Notes on <The Road to Salvation>

2020-09-18 0 views

There is only one inborn error, and that is the notion that we exist in order to be happy. It is inborn in us, because it coincides with our existence itself, and our whole being is only its paraphrase, indeed our body is its monogram. We are nothing more than the will-to-live, and the successive satisfaction of all our willing is what we think of through the concept of happiness. So long as we persist in this inborn error, and indeed even become confirmed in it through optimistic dogmas, the world seems to us full of contradictions. For at every step, in great things as in small, we are bound to experience that the world and life are certainly not arranged for the purpose of containing a happy existence. Everything in life is certainly calculated to bring us back from that original error, and to convince us that the purpose of our existence is not to be happy. Indeed, if life is considered more closely and impartially, it presents itself rather as specially intended to show us that we are not to feel happy in it, since by its whole nature it bears the character of something for which we have lost the taste, which must disgust us, and from which we have to come back, as from an error, so that our heart may be cured of the passion for enjoying and indeed for living, and may be turned away from the world. In this sense, it would accordingly be more correct to put the purpose of life in our woe than in our welfare. The peculiar effect of the tragedy rests ultimately on the fact that it shakes that inborn error, since it furnishes a vivid illustration of the frustration of human effort and of the vanity of this whole existence in a great and striking example, and thereby reveals life’s deepest meaning; for this reason, tragedy is recognized as the sublimest form of poetry.

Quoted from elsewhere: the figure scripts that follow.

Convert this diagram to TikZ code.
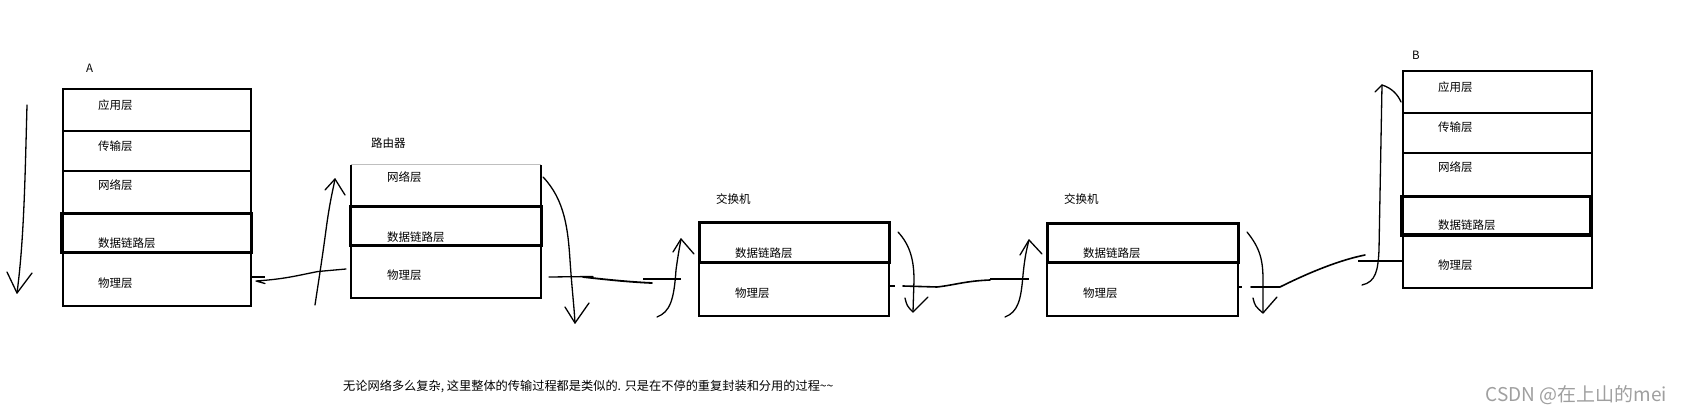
\documentclass[tikz,border=0pt]{standalone}
\usepackage{fontspec}
\setmainfont{Noto Sans CJK SC}
\begin{document}
\begin{tikzpicture}[x=1pt,y=-1pt,
  box/.style={line width=2pt},
  dl/.style={line width=3pt},
  hand/.style={line width=1.3pt, line cap=round, line join=round},
  tick/.style={line width=2pt},
  lbl/.style={anchor=west, inner sep=0pt, font=\fontsize{11.5}{13}\selectfont},
  ttl/.style={anchor=west, inner sep=0pt, font=\fontsize{11.5}{13}\selectfont}]
\useasboundingbox (0,0) rectangle (1681,414);

% ---------- Host A ----------
\draw[box] (63,89) rectangle (251,306);
\draw[box] (63,131) -- (251,131);
\draw[box] (63,171) -- (251,171);
\draw[dl] (61,214) rectangle (251,252);
\node[ttl] (tA) at (86,68) {A};
\node[lbl] (a1) at (98,105) {应用层};
\node[lbl] (a2) at (98,146) {传输层};
\node[lbl] (a3) at (98,185) {网络层};
\node[lbl] (a4) at (98,243) {数据链路层};
\node[lbl] (a5) at (98,283) {物理层};

% ---------- Router ----------
\draw[gray!50, line width=1pt] (351,165) -- (541,165);
\draw[box] (351,165) -- (351,298) -- (541,298) -- (541,165);
\draw[dl] (350,207) rectangle (541,245);
\node[ttl] (tR) at (371,143) {路由器};
\node[lbl] (r1) at (387,177) {网络层};
\node[lbl] (r2) at (387,237) {数据链路层};
\node[lbl] (r3) at (387,275) {物理层};

% ---------- Switch 1 ----------
\draw[box] (699,223) rectangle (889,316);
\draw[dl] (699,223) rectangle (889,262);
\node[ttl] (tS1) at (716,199) {交换机};
\node[lbl] (s11) at (735,253) {数据链路层};
\node[lbl] (s12) at (735,293) {物理层};

% ---------- Switch 2 ----------
\draw[box] (1047,224) rectangle (1238,316);
\draw[dl] (1047,224) rectangle (1238,262);
\node[ttl] (tS2) at (1064,199) {交换机};
\node[lbl] (s21) at (1083,253) {数据链路层};
\node[lbl] (s22) at (1083,293) {物理层};

% ---------- Host B ----------
\draw[box] (1403,71) rectangle (1592,288);
\draw[box] (1403,113) -- (1592,113);
\draw[box] (1403,153) -- (1592,153);
\draw[dl] (1401,197) rectangle (1590,235);
\node[ttl] (tB) at (1412,55) {B};
\node[lbl] (b1) at (1438,87) {应用层};
\node[lbl] (b2) at (1438,127) {传输层};
\node[lbl] (b3) at (1438,167) {网络层};
\node[lbl] (b4) at (1438,225) {数据链路层};
\node[lbl] (b5) at (1438,265) {物理层};

% ---------- hand-drawn strokes ----------
% A down
\draw[hand] (27,105) .. controls (25,180) and (24,240) .. (17,293);
\draw[hand] (7,272) -- (17,293) -- (32,273);
% A <- router
\draw[tick] (252,277) -- (265,277);
\draw[hand] (346,269) -- (318,271.5) .. controls (295,276) and (285,279) .. (256,281) -- (265,283.5);
% router up
\draw[hand] (315,305) .. controls (318,285) and (322,260) .. (326,230) .. controls (330,200) and (333,190) .. (335,179);
\draw[hand] (325,190) -- (335,179) -- (345,195);
% router down
\draw[hand] (543,177) .. controls (565,200) and (568,230) .. (570,260) .. controls (572,290) and (574,305) .. (575,323);
\draw[hand] (565,307) -- (575,323) -- (589,303);
% router -> switch1
\draw[hand] (549,277) -- (593,276.5);
\draw[hand, line width=1.8pt] (583,277) .. controls (610,280) and (630,282) .. (652,283);
\draw[tick] (643,279) -- (681,279);
% switch1 up
\draw[hand] (657,317) .. controls (670,312) and (674,300) .. (676,270) .. controls (678,255) and (680,245) .. (681,239);
\draw[hand] (673,252) -- (681,239) -- (694,254);
% switch1 -> switch2
\draw[tick] (889,286) -- (895,286);
\draw[hand, line width=1.6pt] (903,286) -- (937,287) .. controls (955,285) and (965,281) .. (990,280);
\draw[tick] (990,279) -- (1029,279);
% switch1 down
\draw[hand] (898,232) .. controls (910,245) and (914,260) .. (914,280) -- (913,312);
\draw[hand] (905,298) .. controls (907,306) .. (913,312) -- (928,297);
% switch2 up
\draw[hand] (1005,317) .. controls (1018,312) and (1021,300) .. (1023,275) .. controls (1025,255) and (1027,248) .. (1029,240);
\draw[hand] (1020,255) -- (1029,240) -- (1042,254);
% switch2 -> B
\draw[tick] (1238,287) -- (1242,287);
\draw[hand, line width=1.6pt] (1251,287) -- (1280,287) .. controls (1310,272) and (1340,260) .. (1365,255);
% switch2 down
\draw[hand] (1247,232) .. controls (1260,248) and (1263,260) .. (1263,280) -- (1263,313);
\draw[hand] (1253,298) .. controls (1255,306) .. (1263,313) -- (1277,297);
% B up
\draw[line width=2.5pt] (1358,261) -- (1403,261);
\draw[hand] (1362,285) .. controls (1376,282) and (1378,270) .. (1379,250) -- (1382,85);
\draw[hand] (1375,92) -- (1382,85) .. controls (1392,88) and (1398,95) .. (1401,102);

% ---------- texts ----------
\node[anchor=west, inner sep=0pt, font=\fontsize{12.2}{14}\selectfont] (note) at (343,386) {无论网络多么复杂, 这里整体的传输过程都是类似的. 只是在不停的重复封装和分用的过程\string~\string~};
\node[anchor=east, inner sep=0pt, text=gray!75, font=\fontsize{19}{21}\selectfont] (wm) at (1667,395) {CSDN @在上山的mei};
\end{tikzpicture}
\end{document}
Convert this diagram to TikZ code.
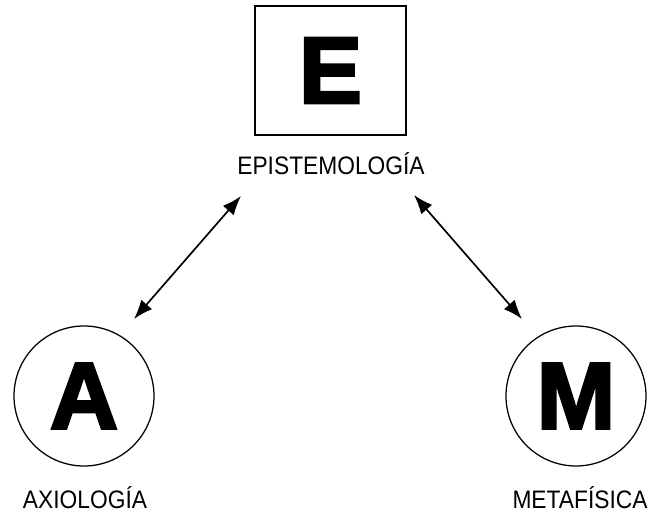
\documentclass[tikz,border=0pt]{standalone}
\usepackage{fontspec}
\setmainfont{Liberation Sans}[FakeStretch=0.9]
\newfontfamily\bigletter{Liberation Sans}[BoldFeatures={FakeBold=3}]
\usetikzlibrary{arrows.meta}

\tikzset{
  letter/.style={font=\bigletter\bfseries\fontsize{67}{67}\selectfont, inner sep=0pt},
  caption/.style={font=\fontsize{18}{18}\selectfont, anchor=base, inner sep=0pt},
  ring/.style={draw, circle, line width=0.9pt, minimum size=3.5cm},
  dual/.style={{Latex[length=4.8mm,width=3.6mm]}-{Latex[length=4.8mm,width=3.6mm]}, line width=1.2pt}
}

\begin{document}
\begin{tikzpicture}
      \useasboundingbox (0, 0) rectangle (16.2, 12.875);
      \node[draw, line width=1.1pt, minimum width=3.775cm, minimum height=3.225cm, letter] (E) at (8.2625, 11.1125) {E};
      \node[ring, letter] (A) at (2.1, 2.975) {A};
      \node[ring, letter] (M) at (14.4, 2.975) {M};
      \node[caption] (epi) at (8.275, 8.5) {EPISTEMOLOGÍA};
      \node[caption] (axi) at (2.125, 0.175) {AXIOLOGÍA};
      \node[caption] (met) at (14.5, 0.175) {METAFÍSICA};
      \coordinate (a1) at (3.35, 4.9);
      \coordinate (e1) at (6.025, 7.975);
      \coordinate (e2) at (10.35, 8.0);
      \coordinate (m1) at (13.05, 4.9);
      \draw[dual] (a1) -- (e1);
      \draw[dual] (e2) -- (m1);
    \end{tikzpicture}
\end{document}
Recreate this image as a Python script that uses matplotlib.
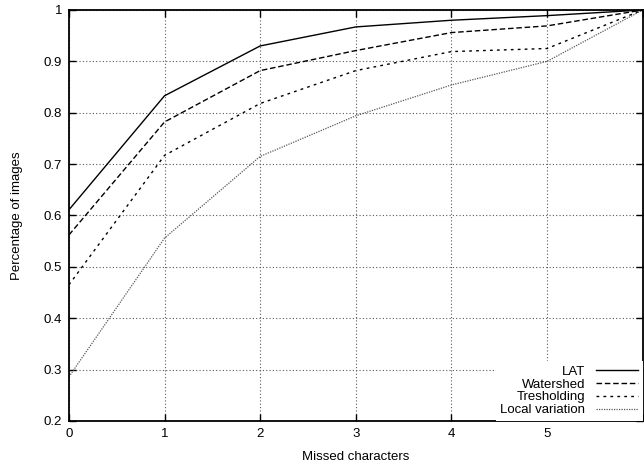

Suffering is the process of purification by which alone man is in most cases sanctified, in other words, led back from the path of error of the will-to-live. Death is the result, the résumé, of life, or the total sum expressing at one stroke all the instruction given by life in detail and piecemeal, namely that the whole striving, the phenomenon of which is life, was a vain, fruitless, and self-contradictory effort, to have returned from which is a deliverance.

What gives our life its strange and ambiguous character is that in it two fundamental purposes, diametrically opposed, are constantly crossing each other. One purpose is that of the individual will, directed to chimerical happiness in an ephemeral, dreamlike, and deceptive existence, where, as regards the past, happiness and unhappiness are a matter of indifference, but at every moment the present is becoming the past. The other purpose is that of fate, directed obviously enough to the destruction of our happiness, and thus to the mortification of our will, and to the elimination of the delusion that holds us chained to the bonds of this world.

The current and peculiarly Protestant view that the purpose of life lies solely and immediately in moral virtues, and hence in the practice of justice and philanthropy, betrays its inadequacy by the fact that so deplorably little real and pure morality is to be found among men. If we put the purpose in the complete reversal of this nature of ours (which bears evil fruits), a reversal brought about by suffering, the matter assumes a different aspect, and is brought into agreement with what actually lies before us. Life then presents itself as a process of purification, the purifying lye of which is pain.